Seven southern European countries have signed a joint declaration on distributed ledger technologies, agreeing to collaborate in promoting the use of emerging technologies.

Cyprus, France, Greece, Italy, Malta, Portugal and Spain – collectively referred to as the Southern European Countries – have agreed to work together to promote distributed ledger technologies, 5g connectivity, Internet of Things and artificial intelligence; in order to boost the economies of southern Europe. The joint declaration on distributed ledger technologies lays out the Southern European Countries’ intention to become world leaders in emerging technologies. The signatories pledge to work towards expanding their “digital ecosystem” through investment in research and innovation, with the potential to develop collaborative cross-border distributed ledger technologies projects.

The joint declaration on distributed ledger technologies states: “As a technology based on trust, we see Distributed Ledger Technologies as being a potential game changer using – inter alia smart contracts in areas such as certifying product origin, education, transport, mobility, shipping, land registry, customs, company registry, and healthcare amongst others to transform the way that such services are delivered. This can result not only in the enhancement of e-government services but also increased transparency and reduced administrative burdens, better customs collection and better access to public information.”

Representatives of the Southern European Countries will meet periodically going forward to share the progress made in their respective countries and ensure best practice is followed, as laid out in the joint declaration on distributed ledger technologies.
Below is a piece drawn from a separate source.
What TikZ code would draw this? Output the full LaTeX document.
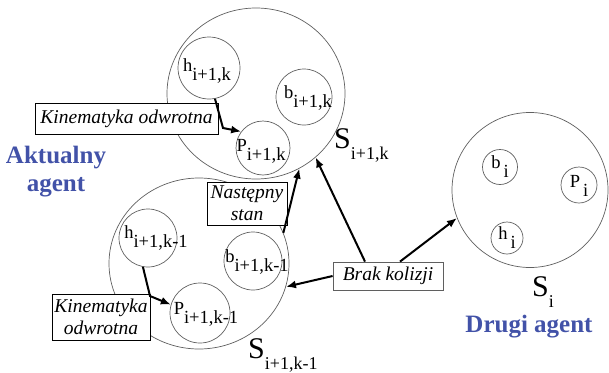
\documentclass[tikz,border=0pt]{standalone}
\usepackage{fontspec}
\setmainfont{Liberation Serif}
\usetikzlibrary{arrows.meta,shapes.geometric}

\definecolor{agentblue}{RGB}{66,82,168}
\definecolor{ringgray}{RGB}{95,95,95}

% symbol with a lowered index, as used inside the small circles
\newcommand\lowidx[2]{#1\raisebox{-9pt}{#2}}
% large S with its lowered index
\newcommand\Sidx[1]{{\fontsize{30}{30}\selectfont S}\raisebox{-11pt}{\fontsize{18}{18}\selectfont #1}}

\tikzset{
  stateset/.style={ellipse, draw=ringgray, line width=0.7pt, inner sep=0pt},
  elem/.style={circle, draw=ringgray, line width=0.7pt, inner sep=0pt},
  elemtext/.style={inner sep=0pt, font=\fontsize{18.5}{18.5}\selectfont},
  notebox/.style={draw=black, line width=1pt, fill=white, inner sep=1pt,
                  align=center, font=\fontsize{19.5}{22}\selectfont\itshape},
  flow/.style={line width=2pt, -{Latex[length=10pt,width=8pt]}},
  agentname/.style={text=agentblue, align=center,
                    font=\fontsize{25}{28}\selectfont\bfseries}
}

\begin{document}
\begin{tikzpicture}[x=1pt,y=-1pt]
\useasboundingbox (0,0) rectangle (609,372);

% state sets
\node[stateset, minimum width=178pt, minimum height=171pt] (Sk)  at (256,93.5) {};
\node[stateset, minimum width=180pt, minimum height=171pt] (Skm) at (199,263.5) {};
\node[stateset, minimum width=156pt, minimum height=155pt] (Si)  at (530,190) {};

% elements of S_{i+1,k}
\node[elem, minimum size=62pt] (hk) at (209,68) {};
\node[elem, minimum size=56pt] (bk) at (304,97) {};
\node[elem, minimum size=54pt] (Pk) at (263,148) {};
\node[elemtext] (hkt) at (207,71)  {\lowidx{h}{i+1,k}};
\node[elemtext] (bkt) at (308,98)  {\lowidx{b}{i+1,k}};
\node[elemtext] (Pkt) at (261,151) {\lowidx{P}{i+1,k}};

% elements of S_{i+1,k-1}
\node[elem, minimum size=58pt] (hkm) at (148,238) {};
\node[elem, minimum size=58pt] (bkm) at (253,261) {};
\node[elem, minimum size=60pt] (Pkm) at (200,313) {};
\node[elemtext] (hkmt) at (156,238) {\lowidx{h}{i+1,k-1}};
\node[elemtext] (bkmt) at (257,262) {\lowidx{b}{i+1,k-1}};
\node[elemtext] (Pkmt) at (206,314) {\lowidx{P}{i+1,k-1}};

% elements of S_i
\node[elem, minimum size=35pt] (bi) at (500,167) {};
\node[elem, minimum size=36pt] (Pi) at (579,185) {};
\node[elem, minimum size=32pt] (hi) at (507,238) {};
\node[elemtext] (bit) at (500,167) {\lowidx{b\,}{i}};
\node[elemtext] (Pit) at (579,186) {\lowidx{P\,}{i}};
\node[elemtext] (hit) at (507,238) {\lowidx{h\,}{i}};

% set names
\node[anchor=base west, inner sep=0pt] (Skl)  at (334,148) {\Sidx{i+1,k}};
\node[anchor=base west, inner sep=0pt] (Skml) at (248,358) {\Sidx{i+1,k-1}};
\node[anchor=base west, inner sep=0pt] (Sil)  at (532,296) {\Sidx{i}};

% agent names
\node[agentname] (cur) at (56,172) {Aktualny\\agent};
\node[agentname, anchor=base] (other) at (529,332) {Drugi agent};

% annotation boxes
\node[notebox, minimum width=183pt, minimum height=31pt] (kin1) at (126.5,118.5) {Kinematyka odwrotna};
\node[notebox, minimum width=98pt, minimum height=46pt] (kin2) at (101,317) {Kinematyka\\odwrotna};
\node[notebox, minimum width=80pt, minimum height=43pt] (nast) at (247,203.5) {Następny\\stan};
\node[notebox, draw=ringgray, line width=0.8pt, minimum width=110pt, minimum height=28pt] (brak) at (388,276) {Brak kolizji};

% bends of the inverse-kinematics arrows
\coordinate (b1) at (223,128);
\coordinate (b2) at (150,296);

% connectors
\draw[flow] (hk.-79) -- (b1) -- (Pk.143);
\draw[flow] (hkm.-100) -- (b2) -- (Pkm.164);
\draw[flow] (Skm.20) -- (Sk.-60);
\draw[flow] ([xshift=-23pt]brak.north) -- (Sk.-47);
\draw[flow] ([xshift=12pt]brak.north) -- (Si.201);
\draw[flow] (brak.west) -- (Skm.-15);
\end{tikzpicture}
\end{document}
The EU has taken steps to promote blockchain use and development across Member States: the joint declaration on distributed ledger technologies calls on the European Commission to continue its work with the EU-wide European Blockchain Partnership, saying: “We believe that any legislation on Distributed Ledger Technologies should take into account the decentralized nature of such technology and should be based on European fundamental principles and technological neutrality.”